By: Bethany Stephens
Funding has been a recent concern for many school districts and parents who are trying to figure out how funding is allocated – especially those funds that come from the N.C. State Lottery. Since the lottery’s inception, the county has already received $3,000,966 in available funds to address capital outlay concerns such as building repairs and the like. The amount granted varies yearly, but any unused funds accumulate and roll over to the next year. This allows the county to also make income on the remaining balance’s interest. With previous years’ accumulation, there was recently $1,000,684 to use for this purpose. Recently, $325,810 in new roofing at Elizabethtown Middle and $37,570 for two new air conditioning units (to be installed on the replaced roof) have both been approved to come out of this funding. To access the N.C. State Lottery Funds, a request has to be made via the County Commissioners, and, if approved by the commissioners, the board then has to send the request to the state.

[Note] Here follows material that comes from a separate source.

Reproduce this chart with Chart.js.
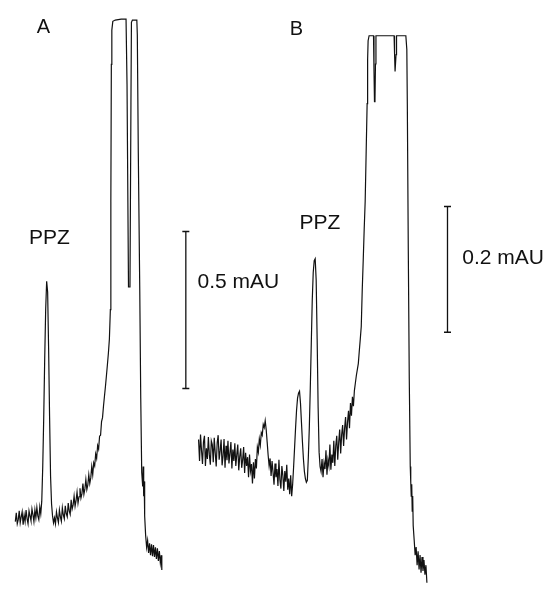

In addition to the lottery funding capital outlay, the state also uses a changing formula based on enrollment numbers and other related criteria to decide how much each school district in the state will be allocated to fund teaching positions. Since North Carolina’s constitution mandates that the state have a balanced budget each year, the timetable for the distribution of education funds varies from year to year. Usually the county receives these funds in late July, but sometimes, if it takes longer for the legislature to pass a budget that year, the county receives those funds after the budget is passed and the governor signs it. This is sometimes on time and other times takes a few extra months. After the governor signs the budget, the county is supposed to receive that year’s allotments within ten days.
Before the lottery legislation was passed, there was initially a clause that said that lottery funds could not be used to supplant the already in place funds allocated for education. Before the legislators voted on the bill that had that clause, however, the clause had been removed, and now the lottery funds effectively replace instead of supplement educational funds that would have previously come from the state’s general budget.